▶ STORED ROWS

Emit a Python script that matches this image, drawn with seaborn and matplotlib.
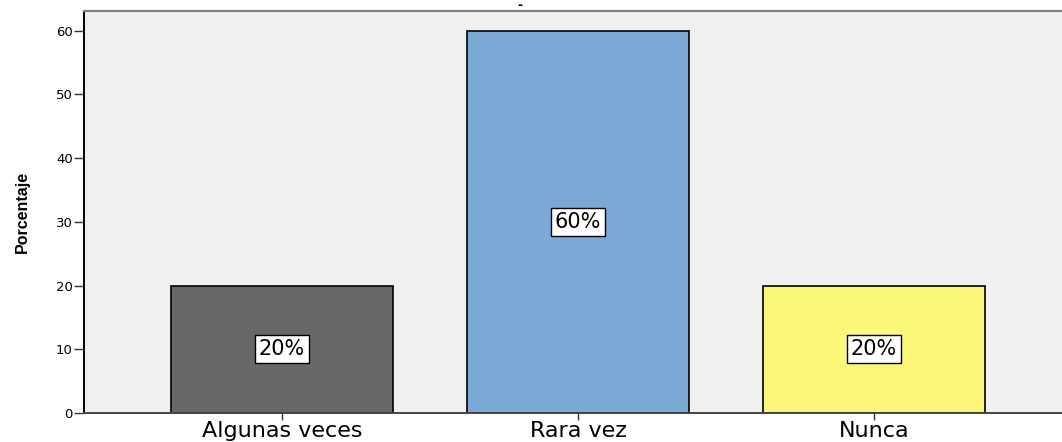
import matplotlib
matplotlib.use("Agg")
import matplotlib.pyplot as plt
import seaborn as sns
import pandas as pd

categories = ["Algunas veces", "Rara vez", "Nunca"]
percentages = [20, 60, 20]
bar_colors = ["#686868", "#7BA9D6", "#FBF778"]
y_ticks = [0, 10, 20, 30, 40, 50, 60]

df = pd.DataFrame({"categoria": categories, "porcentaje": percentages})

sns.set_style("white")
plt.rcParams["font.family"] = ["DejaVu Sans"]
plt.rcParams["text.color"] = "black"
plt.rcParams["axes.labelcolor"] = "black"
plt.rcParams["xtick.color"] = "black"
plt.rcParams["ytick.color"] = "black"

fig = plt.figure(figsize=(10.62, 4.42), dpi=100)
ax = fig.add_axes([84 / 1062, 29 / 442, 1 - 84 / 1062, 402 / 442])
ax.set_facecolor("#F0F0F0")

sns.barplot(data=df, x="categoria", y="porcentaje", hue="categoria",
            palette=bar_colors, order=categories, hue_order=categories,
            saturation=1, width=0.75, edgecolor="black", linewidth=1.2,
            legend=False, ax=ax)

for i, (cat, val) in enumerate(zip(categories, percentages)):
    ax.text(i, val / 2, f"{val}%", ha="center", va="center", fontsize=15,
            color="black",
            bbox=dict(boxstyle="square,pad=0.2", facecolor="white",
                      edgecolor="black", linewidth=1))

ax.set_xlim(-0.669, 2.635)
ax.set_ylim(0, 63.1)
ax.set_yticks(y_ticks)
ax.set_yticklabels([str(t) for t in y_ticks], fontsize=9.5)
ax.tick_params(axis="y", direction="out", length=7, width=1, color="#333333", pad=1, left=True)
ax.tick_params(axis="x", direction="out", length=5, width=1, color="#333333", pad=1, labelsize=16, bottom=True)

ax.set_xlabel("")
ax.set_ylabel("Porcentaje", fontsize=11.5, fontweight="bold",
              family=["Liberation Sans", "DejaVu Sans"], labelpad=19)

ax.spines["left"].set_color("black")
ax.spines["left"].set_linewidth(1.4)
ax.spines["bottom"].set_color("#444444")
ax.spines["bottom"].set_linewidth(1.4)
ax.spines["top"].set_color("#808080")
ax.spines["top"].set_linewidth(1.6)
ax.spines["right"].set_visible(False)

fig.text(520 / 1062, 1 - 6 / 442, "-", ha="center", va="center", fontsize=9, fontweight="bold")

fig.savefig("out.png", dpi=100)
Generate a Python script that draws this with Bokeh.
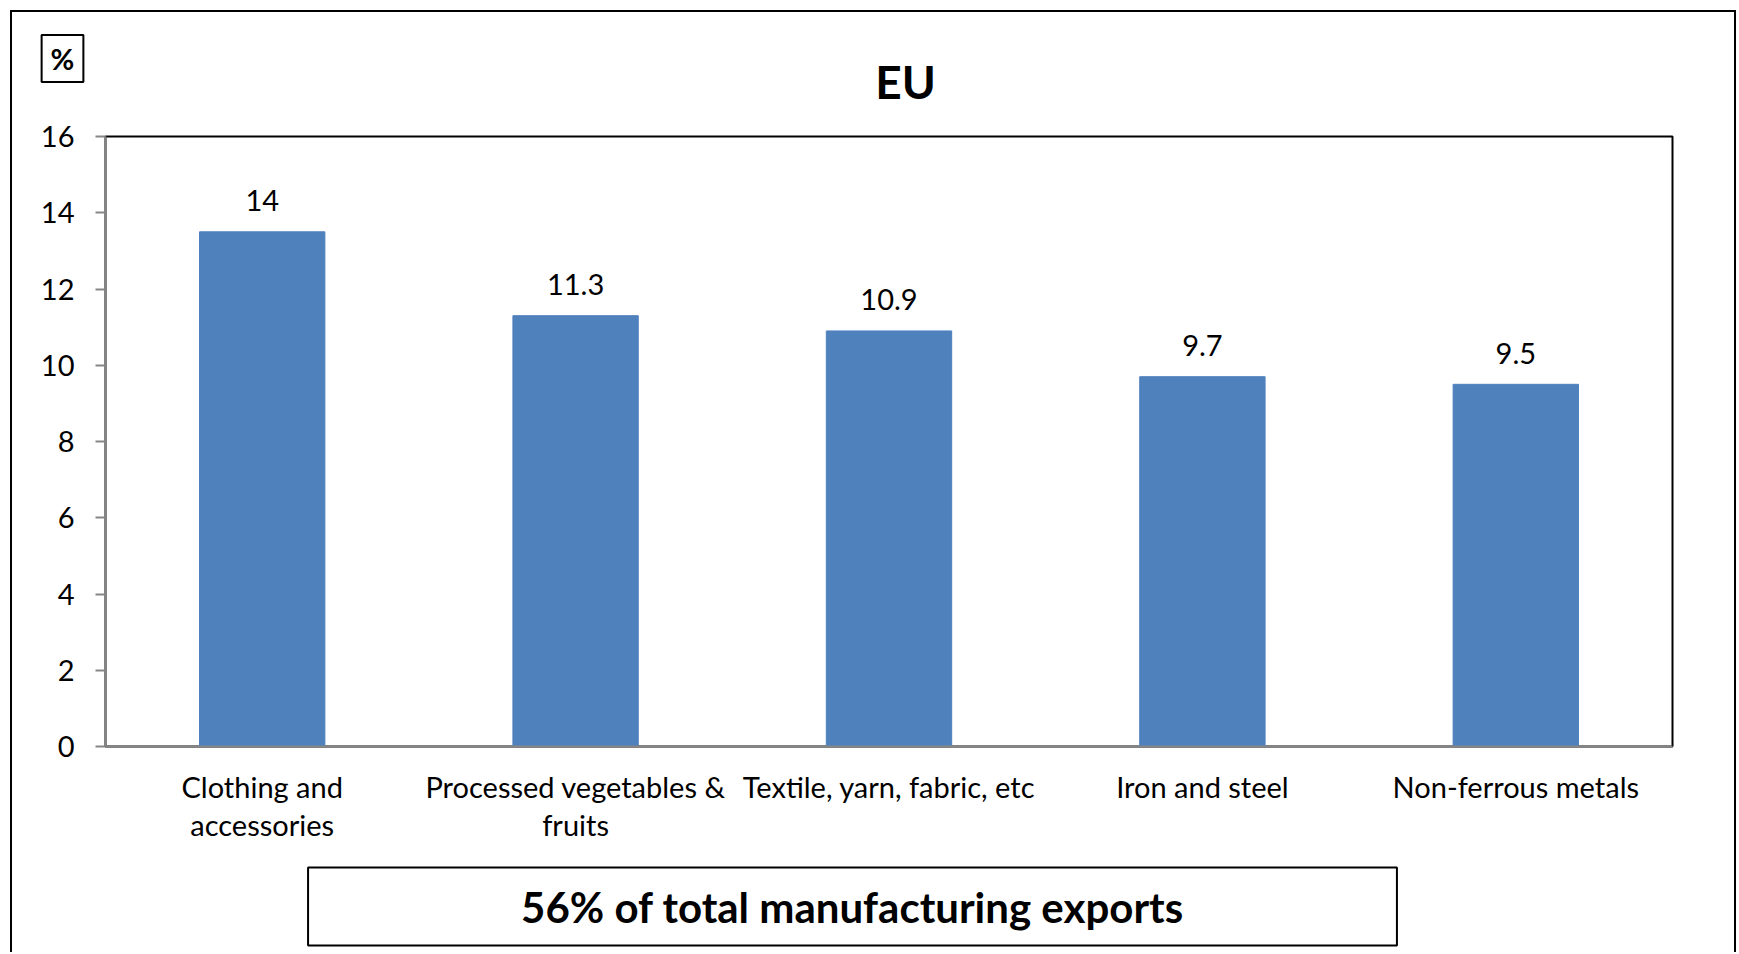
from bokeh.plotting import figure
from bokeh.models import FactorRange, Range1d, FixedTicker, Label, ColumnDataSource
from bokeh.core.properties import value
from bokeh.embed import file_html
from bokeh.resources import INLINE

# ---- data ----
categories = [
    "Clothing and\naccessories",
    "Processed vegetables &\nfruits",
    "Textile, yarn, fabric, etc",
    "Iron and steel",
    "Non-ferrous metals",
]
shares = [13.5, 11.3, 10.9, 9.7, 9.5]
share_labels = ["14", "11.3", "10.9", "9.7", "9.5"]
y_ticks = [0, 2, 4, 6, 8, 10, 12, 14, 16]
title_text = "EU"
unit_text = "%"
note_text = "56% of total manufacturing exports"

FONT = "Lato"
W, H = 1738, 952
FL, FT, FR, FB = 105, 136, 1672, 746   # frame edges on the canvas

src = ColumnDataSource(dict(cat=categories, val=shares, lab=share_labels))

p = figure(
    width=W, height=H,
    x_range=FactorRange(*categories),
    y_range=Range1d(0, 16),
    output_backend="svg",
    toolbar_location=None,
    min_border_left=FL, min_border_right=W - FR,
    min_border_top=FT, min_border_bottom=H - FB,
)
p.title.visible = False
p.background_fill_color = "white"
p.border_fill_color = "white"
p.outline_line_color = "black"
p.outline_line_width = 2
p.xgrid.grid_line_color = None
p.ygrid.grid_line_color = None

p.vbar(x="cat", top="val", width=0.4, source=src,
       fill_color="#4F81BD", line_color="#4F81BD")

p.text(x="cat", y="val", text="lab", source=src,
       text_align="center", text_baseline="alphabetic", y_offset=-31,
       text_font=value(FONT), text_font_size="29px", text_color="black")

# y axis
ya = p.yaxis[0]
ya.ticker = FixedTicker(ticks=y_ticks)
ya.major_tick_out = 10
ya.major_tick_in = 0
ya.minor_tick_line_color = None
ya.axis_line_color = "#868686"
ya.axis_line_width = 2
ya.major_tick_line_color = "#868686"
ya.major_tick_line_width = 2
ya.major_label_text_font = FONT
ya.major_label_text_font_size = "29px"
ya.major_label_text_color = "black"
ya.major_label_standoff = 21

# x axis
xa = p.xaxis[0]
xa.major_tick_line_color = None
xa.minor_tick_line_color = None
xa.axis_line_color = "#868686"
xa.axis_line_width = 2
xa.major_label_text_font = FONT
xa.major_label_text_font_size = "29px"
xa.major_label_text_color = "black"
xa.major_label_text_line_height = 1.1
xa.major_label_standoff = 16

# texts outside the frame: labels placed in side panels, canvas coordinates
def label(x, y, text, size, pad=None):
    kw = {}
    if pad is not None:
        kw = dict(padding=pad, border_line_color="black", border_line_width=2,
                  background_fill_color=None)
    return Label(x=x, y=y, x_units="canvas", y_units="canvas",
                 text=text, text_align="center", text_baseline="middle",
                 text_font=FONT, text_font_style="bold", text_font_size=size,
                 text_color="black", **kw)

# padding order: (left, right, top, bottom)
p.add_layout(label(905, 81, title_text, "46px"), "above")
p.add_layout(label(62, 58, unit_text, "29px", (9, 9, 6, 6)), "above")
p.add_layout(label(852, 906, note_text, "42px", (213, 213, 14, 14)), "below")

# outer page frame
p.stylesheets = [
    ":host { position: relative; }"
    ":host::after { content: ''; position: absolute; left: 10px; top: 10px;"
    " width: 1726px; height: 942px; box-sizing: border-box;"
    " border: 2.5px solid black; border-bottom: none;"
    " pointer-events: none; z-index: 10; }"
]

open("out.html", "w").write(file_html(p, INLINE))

▶ WHAT THE TASK REQUIRES
Filter the listing above for the string "that" and copy every matching line.

▶ CORRECT RESULT
Emit a Python script that matches this image, drawn with seaborn and matplotlib.
Generate a Python script that draws this with Bokeh.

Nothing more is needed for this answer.